### OBJECTIVE
Look through the records below and collect all lines that hold the string "this".
# SOURCE MATERIAL start
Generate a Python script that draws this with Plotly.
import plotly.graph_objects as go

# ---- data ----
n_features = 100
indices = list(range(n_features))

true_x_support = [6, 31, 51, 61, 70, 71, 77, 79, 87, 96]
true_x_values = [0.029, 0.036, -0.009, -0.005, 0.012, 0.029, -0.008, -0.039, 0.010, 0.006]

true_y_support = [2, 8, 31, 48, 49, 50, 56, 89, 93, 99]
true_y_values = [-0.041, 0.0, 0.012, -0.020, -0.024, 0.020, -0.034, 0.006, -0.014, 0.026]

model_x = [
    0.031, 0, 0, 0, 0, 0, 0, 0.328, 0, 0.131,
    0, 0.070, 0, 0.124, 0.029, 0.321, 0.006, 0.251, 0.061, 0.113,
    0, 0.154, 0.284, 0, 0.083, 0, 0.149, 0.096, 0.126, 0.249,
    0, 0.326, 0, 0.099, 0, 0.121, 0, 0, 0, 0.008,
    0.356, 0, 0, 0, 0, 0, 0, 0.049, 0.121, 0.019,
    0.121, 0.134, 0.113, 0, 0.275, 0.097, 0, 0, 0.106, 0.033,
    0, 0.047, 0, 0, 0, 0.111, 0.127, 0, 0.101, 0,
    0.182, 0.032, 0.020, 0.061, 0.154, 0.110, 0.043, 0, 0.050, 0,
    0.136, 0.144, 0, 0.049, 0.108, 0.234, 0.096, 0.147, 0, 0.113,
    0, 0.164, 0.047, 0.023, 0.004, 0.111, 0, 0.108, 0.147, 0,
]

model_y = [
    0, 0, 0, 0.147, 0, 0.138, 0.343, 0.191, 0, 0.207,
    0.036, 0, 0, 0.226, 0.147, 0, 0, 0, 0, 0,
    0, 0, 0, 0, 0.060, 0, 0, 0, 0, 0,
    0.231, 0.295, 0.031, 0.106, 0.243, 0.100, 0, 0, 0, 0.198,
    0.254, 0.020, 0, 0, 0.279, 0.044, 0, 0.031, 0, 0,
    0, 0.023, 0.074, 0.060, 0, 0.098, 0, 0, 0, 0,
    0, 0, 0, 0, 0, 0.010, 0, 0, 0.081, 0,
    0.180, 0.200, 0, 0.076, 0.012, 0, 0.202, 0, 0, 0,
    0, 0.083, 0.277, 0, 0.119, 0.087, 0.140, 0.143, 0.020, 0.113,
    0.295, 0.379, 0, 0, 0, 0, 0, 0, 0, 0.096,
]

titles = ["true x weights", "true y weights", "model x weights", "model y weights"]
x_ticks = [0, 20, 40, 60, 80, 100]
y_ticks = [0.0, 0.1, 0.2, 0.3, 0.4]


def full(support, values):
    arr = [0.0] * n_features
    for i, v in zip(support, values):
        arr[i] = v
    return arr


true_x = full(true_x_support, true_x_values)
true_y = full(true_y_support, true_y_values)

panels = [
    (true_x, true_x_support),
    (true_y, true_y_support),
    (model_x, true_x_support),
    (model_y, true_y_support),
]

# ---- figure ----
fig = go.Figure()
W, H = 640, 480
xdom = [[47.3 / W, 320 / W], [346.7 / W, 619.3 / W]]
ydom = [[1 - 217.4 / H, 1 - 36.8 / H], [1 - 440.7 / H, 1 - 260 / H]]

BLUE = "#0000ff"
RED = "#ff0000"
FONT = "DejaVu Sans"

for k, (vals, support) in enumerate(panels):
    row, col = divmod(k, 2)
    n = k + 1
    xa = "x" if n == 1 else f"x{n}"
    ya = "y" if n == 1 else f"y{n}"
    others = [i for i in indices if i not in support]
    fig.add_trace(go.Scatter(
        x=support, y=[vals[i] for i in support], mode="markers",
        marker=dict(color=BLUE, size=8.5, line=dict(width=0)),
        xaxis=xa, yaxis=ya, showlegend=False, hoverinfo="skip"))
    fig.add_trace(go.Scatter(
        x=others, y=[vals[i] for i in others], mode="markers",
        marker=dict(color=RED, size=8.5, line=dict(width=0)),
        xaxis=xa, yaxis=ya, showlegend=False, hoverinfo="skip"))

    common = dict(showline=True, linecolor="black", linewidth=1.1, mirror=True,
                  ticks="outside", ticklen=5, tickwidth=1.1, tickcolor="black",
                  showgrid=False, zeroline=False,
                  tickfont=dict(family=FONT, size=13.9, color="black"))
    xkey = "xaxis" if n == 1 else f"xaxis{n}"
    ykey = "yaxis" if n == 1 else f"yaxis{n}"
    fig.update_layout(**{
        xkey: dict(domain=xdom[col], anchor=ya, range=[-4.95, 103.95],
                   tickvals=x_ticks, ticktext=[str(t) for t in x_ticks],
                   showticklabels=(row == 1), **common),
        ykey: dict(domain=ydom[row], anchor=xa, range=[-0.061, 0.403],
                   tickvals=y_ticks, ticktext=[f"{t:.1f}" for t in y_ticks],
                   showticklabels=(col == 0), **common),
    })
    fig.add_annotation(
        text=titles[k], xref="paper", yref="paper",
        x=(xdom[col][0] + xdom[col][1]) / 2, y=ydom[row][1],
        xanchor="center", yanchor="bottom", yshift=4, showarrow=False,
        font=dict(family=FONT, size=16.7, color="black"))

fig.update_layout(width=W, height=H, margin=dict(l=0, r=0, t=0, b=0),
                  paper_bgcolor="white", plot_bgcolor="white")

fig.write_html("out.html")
# SOURCE MATERIAL end
# SOURCE MATERIAL start
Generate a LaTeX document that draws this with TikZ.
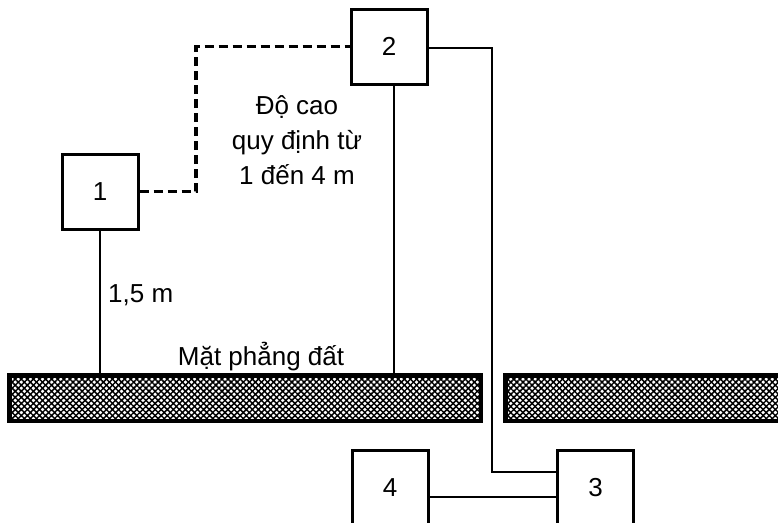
# SOURCE MATERIAL end
### EXPECTED ANSWER
Generate a Python script that draws this with Plotly.
Generate a LaTeX document that draws this with TikZ.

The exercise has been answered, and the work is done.